INSTRUCTION |
Scan the data below for the string "matplotlib". Show every line where it turns up.

MATERIAL PROVIDED |
**********
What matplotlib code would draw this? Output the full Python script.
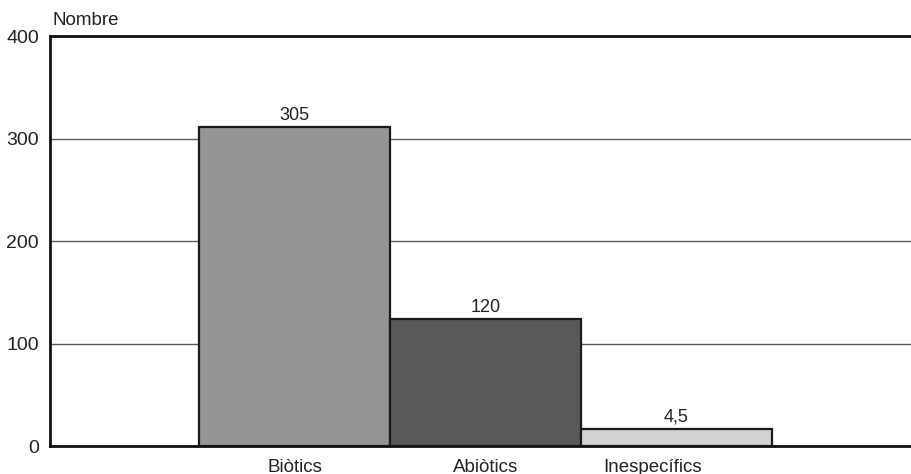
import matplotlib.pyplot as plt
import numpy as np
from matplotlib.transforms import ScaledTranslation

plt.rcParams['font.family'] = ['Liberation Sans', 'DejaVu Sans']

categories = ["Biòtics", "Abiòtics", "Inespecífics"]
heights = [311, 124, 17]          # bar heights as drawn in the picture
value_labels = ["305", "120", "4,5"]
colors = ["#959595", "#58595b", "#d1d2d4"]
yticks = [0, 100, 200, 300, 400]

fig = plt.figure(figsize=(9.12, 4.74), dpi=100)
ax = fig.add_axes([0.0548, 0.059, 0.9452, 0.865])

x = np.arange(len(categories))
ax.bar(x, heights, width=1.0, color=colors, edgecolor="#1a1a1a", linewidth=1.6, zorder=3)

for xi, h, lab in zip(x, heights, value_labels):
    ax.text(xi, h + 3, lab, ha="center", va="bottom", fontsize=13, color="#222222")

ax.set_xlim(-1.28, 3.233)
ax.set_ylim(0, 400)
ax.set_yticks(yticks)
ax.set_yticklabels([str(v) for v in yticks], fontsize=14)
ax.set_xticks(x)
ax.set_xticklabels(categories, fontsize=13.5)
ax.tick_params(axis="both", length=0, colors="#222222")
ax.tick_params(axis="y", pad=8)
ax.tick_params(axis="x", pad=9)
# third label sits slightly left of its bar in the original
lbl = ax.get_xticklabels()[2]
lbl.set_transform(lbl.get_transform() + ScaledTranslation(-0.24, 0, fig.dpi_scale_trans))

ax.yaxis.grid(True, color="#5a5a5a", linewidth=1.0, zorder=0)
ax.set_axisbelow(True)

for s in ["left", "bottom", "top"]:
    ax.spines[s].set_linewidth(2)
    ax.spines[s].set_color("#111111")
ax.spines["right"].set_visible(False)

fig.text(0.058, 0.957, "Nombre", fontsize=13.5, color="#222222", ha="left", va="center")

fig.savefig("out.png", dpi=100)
**********
OUTPUT OF THE EXERCISE |
What matplotlib code would draw this? Output the full Python script.
import matplotlib.pyplot as plt
from matplotlib.transforms import ScaledTranslation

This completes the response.